I understand that in the Mess that evening, when the Chief Signal Officer learned
the content of the urgent message which had taken Ken from the parade, he was
fully appreciative of the significance of the event. He was apparently aware
that, to paraphrase a comment attributed to Bill Shankley the late Liverpool
FC manager, "Six Metres isn't a matter of life and death-it's much more
important than that!"
By today's standards, the equipment at MD5KW was very basic. Only the receiver,
a Hallicrafters S27, was a piece of commercial equipment - one of the few available
receivers that could tune to VHF frequencies. We didn't know much about noise
figures in those days but I would be surprised if it was better than 6 dB.
Ken as MD5KW, operating his beacon station in Fayd in 1947.

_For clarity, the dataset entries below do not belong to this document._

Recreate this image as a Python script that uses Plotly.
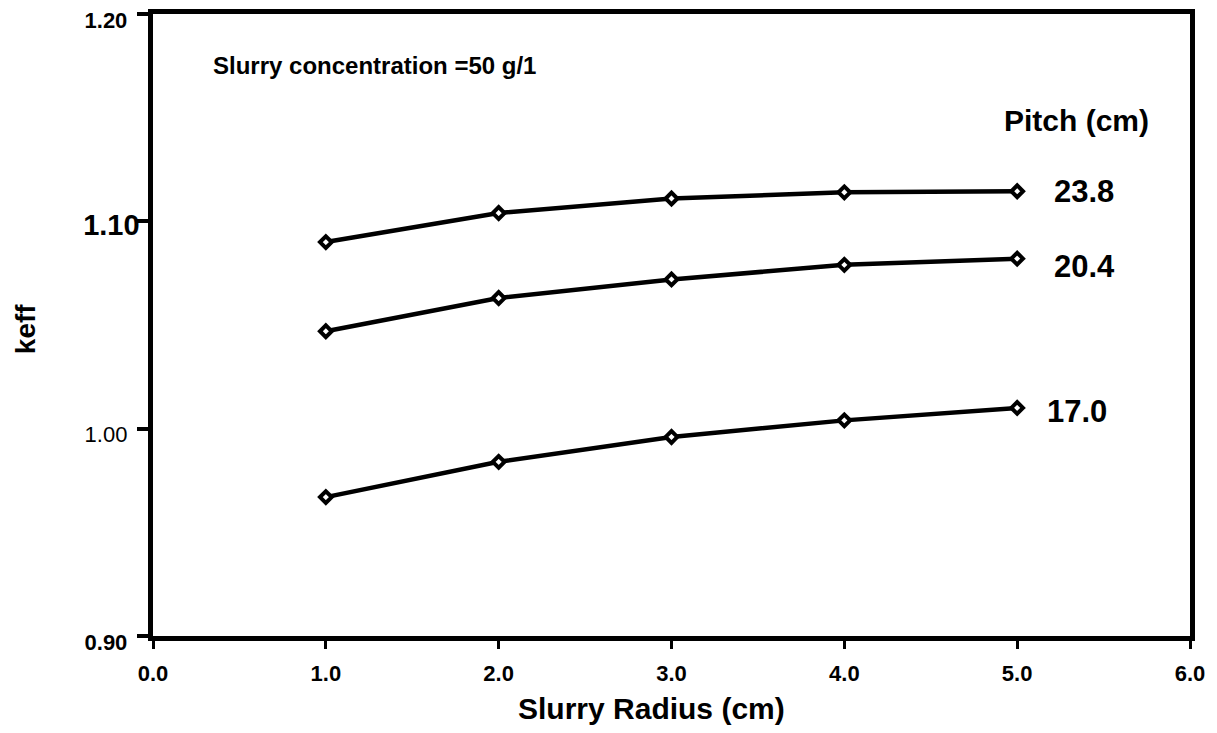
import plotly.graph_objects as go

radius = [1.0, 2.0, 3.0, 4.0, 5.0]
keff_238 = [1.090, 1.104, 1.111, 1.114, 1.1145]
keff_204 = [1.047, 1.063, 1.072, 1.079, 1.082]
keff_170 = [0.967, 0.984, 0.996, 1.004, 1.010]
pitch_labels = ["23.8", "20.4", "17.0"]

x_ticks = [0.0, 1.0, 2.0, 3.0, 4.0, 5.0, 6.0]
x_ticktext = ["0.0", "1.0", "2.0", "3.0", "4.0", "5.0", "6.0"]
y_ticks = [0.90, 1.00, 1.10, 1.20]
y_ticktext = ["<b>0.90</b>&nbsp;&nbsp;", "1.00&nbsp;&nbsp;",
              "<b><span style='font-size:29px'>1.10</span></b>",
              "<b>1.20</b>&nbsp;&nbsp;"]

FONT = "Liberation Sans, Arial, sans-serif"

fig = go.Figure()
for ys in (keff_238, keff_204, keff_170):
    fig.add_trace(go.Scatter(
        x=radius, y=ys, mode="lines+markers",
        line=dict(color="black", width=4.5),
        marker=dict(symbol="diamond", size=9, color="white",
                    line=dict(color="black", width=4)),
        showlegend=False,
    ))

# series labels, placed just right of each curve's last point
label_dx = [0.20, 0.20, 0.16]
label_dy = [0.0, -0.004, -0.0015]
for ys, t, dx, dy in zip((keff_238, keff_204, keff_170), pitch_labels, label_dx, label_dy):
    fig.add_annotation(x=radius[-1] + dx, y=ys[-1] + dy, text=t, showarrow=False,
                       xanchor="left", yanchor="middle",
                       font=dict(family=FONT, size=31, color="black", weight="bold"))

fig.add_annotation(x=4.91, y=1.1485, text="Pitch (cm)", showarrow=False,
                   xanchor="left", yanchor="middle",
                   font=dict(family=FONT, size=30, color="black", weight="bold"))
fig.add_annotation(x=0.335, y=1.175, text="Slurry concentration =50 g/1",
                   showarrow=False, xanchor="left", yanchor="middle",
                   font=dict(family=FONT, size=24, color="black", weight="bold"))

# axis titles
fig.add_annotation(x=0.5, xref="paper", y=-0.112, yref="paper",
                   text="Slurry Radius (cm)", showarrow=False,
                   xanchor="center", yanchor="middle", xshift=-20, yshift=-3,
                   font=dict(family=FONT, size=30, color="black", weight="bold"))
fig.add_annotation(x=-0.123, xref="paper", y=0.494, yref="paper",
                   text="keff", showarrow=False, textangle=-90,
                   xanchor="center", yanchor="middle",
                   font=dict(family=FONT, size=28, color="black", weight="bold"))

fig.update_layout(
    width=1209, height=725,
    margin=dict(l=145, r=27, t=6, b=97),
    paper_bgcolor="white", plot_bgcolor="white",
    font=dict(family=FONT, color="black"),
)
fig.update_xaxes(
    range=[0, 6], tickvals=x_ticks, ticktext=x_ticktext,
    showline=True, linewidth=5, linecolor="black", mirror=True,
    ticks="outside", ticklen=8, tickwidth=3, tickcolor="black",
    showgrid=False, zeroline=False, automargin=False,
    tickfont=dict(family=FONT, size=22, color="black", weight="bold"),
    ticklabelstandoff=6, ticklabeloverflow="allow",
)
fig.update_yaxes(
    range=[0.9, 1.2], tickvals=y_ticks, ticktext=y_ticktext,
    showline=True, linewidth=5, linecolor="black", mirror=True,
    ticks="outside", ticklen=11, tickwidth=4, tickcolor="black",
    showgrid=False, zeroline=False, automargin=False,
    tickfont=dict(family=FONT, size=22, color="black"),
    ticklabelstandoff=-7, ticklabelshift=6, ticklabeloverflow="allow",
)

fig.write_html("out.html")
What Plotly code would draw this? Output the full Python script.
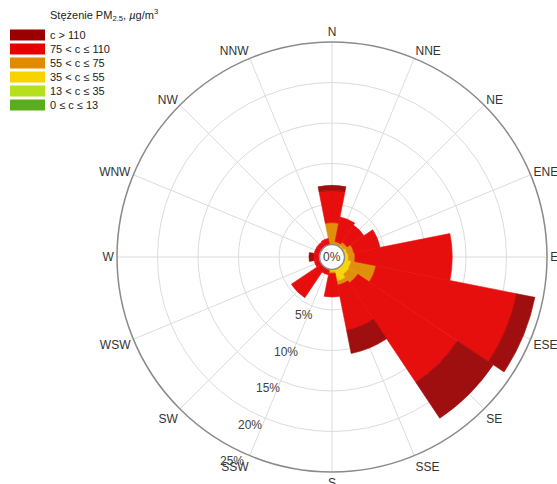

The transmitter was a `breadboard' layout typical of the period. It used
a VFO (electron-coupled 6V6) into 6V6 doubler stages and finally an
807 driving a single HK24 triode, which was a power amplifier on 28 MHz and a
doubler on 50 MHz. Because it was required to operate on both 28 and 56 MHz, the
`tank' or final amplifier coil seen top-right of the rig was a plug-in type,
changed between bands. In those days any station worth its salt would have a tank coil
at least three inches in diameter wound with copper tubing (the sort used for
the petrol supply in Austin Seven cars), this being regarded as essential to obtain
a high Q. With 35 watts output on 50 MHz, the spacing between vanes of the
final tuning capacitor, visible in the photograph, seems adequate to make
a flashover an unlikely event.
Footnote: On November 5th 1947, following a day's cross-band
operating, G5BY built a complete six-metre transmitter overnight, finishing it at
0400 hours! There is much more to tell about G5KW and other six-metre early-birds.